En un desapercibido pasaje de la novela Amuleto se menciona
la cifra que da el título final de esta obra como un azaroso tiempo de
desconcierto:
“…empezamos a caminar por la avenida Guerrero, ellos un poco
más despacio que antes, yo un poco más deprimida que antes, la Guerrero, a esa
hora, se parece sobre todas las cosas a un cementerio, pero no a un cementerio
de 1974, ni a un cementerio de 1968, ni a un cementerio de 1975, sino a un
cementerio de 2666, un cementerio olvidado debajo de un párpado muerto o
nonato, las acuosidades desapasionadas de un ojo que por querer olvidar algo ha
terminado por olvidarlo todo”.
Aunque en realidad no sabemos si el título es una fecha, un
estado de ánimo, una especulativa cifra bestial o simplemente una referencia a
un momento catastrófico para las personas.
El caso es que La parte de los crímenes de 2666 también puede leerse como una
constante variación de un mismo hecho que sucede un número infinito de veces en
el tiempo y que solamente encuentra pequeñas e imperceptibles diferencias, pero
que, en el fondo, se trata de una sola acción: una sola mujer muerta, un solo asesinato
y una sola secuencia criminal que el narrador reitera obsesivamente una y otra
vez hasta que el hecho que alguna vez fue una afrenta se convierte en
cotidiano.
El estado de ánimo de estos personajes está ya muy distante
de aquellos poetas idealistas y buscadores de libertad que poblaban las páginas
de Los detectives salvajes, o de la
divertida erudición intelectual de la fantástica Literatura nazi en América.

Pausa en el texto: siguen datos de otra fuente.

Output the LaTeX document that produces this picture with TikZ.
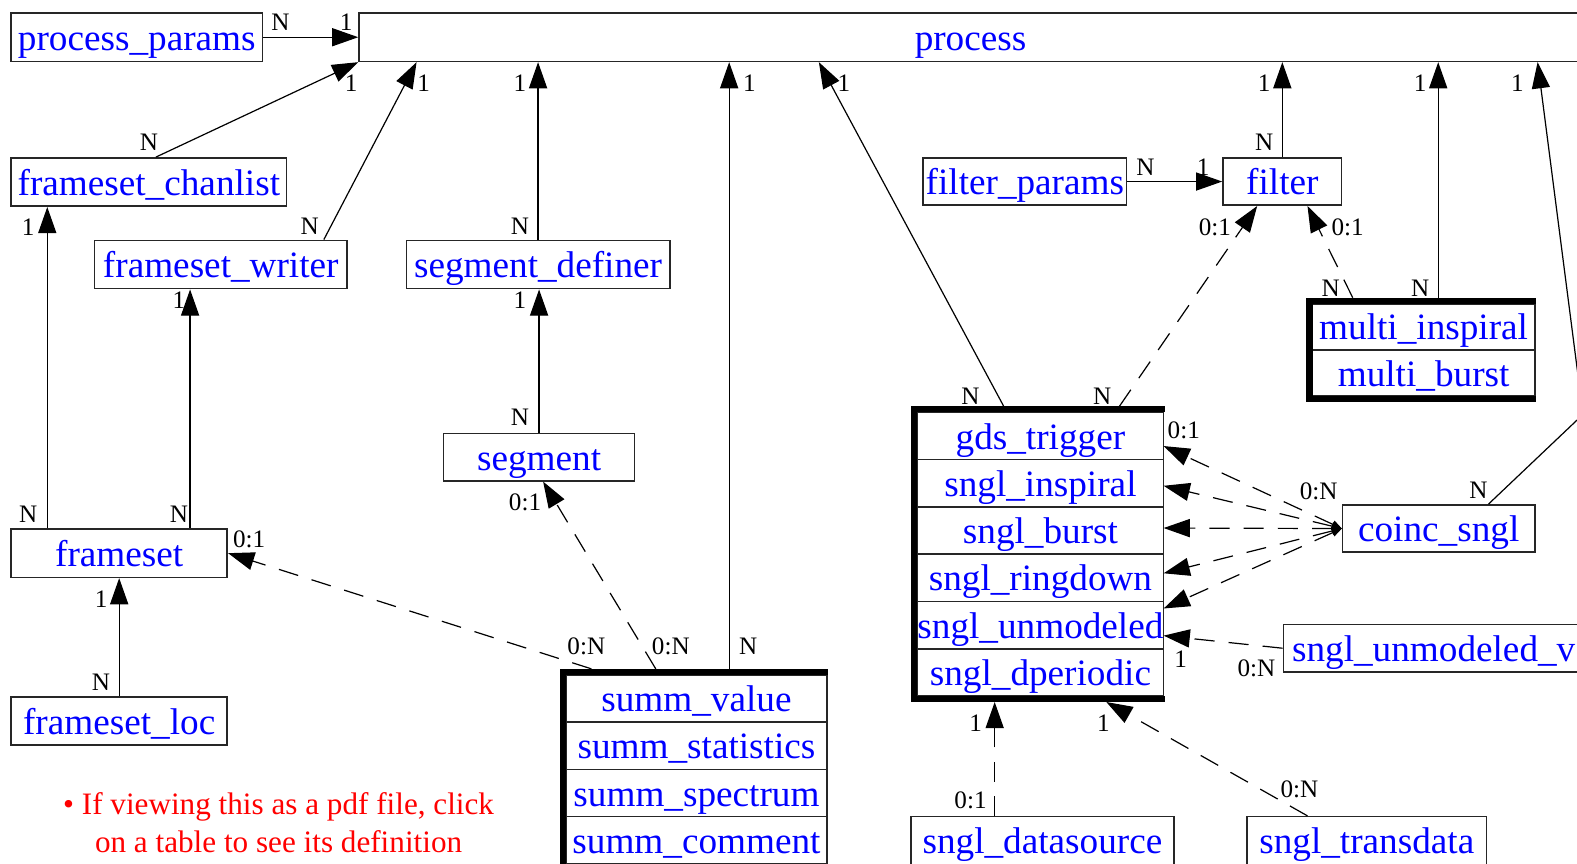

Pues el último Bolaño es más oscuro, sardónico y hasta
pesimista, enfocándose en un futuro incierto en donde la única esperanza
parecer ser conocer la identidad de los malhechores y no tanto encontrar una
posible luz que brinde esperanza.
En suma, se trata de una escena que en su repetición y
constante denuncia forma quizás el mejor de los capítulos de la obra póstuma
del gran narrador chileno, y que solamente parece justificarse por aquel
maldito verso de Baudelaire que sirve de epígrafe a la obra en su totalidad: “Un
oasis de horror en medio de un desierto de aburrimiento”.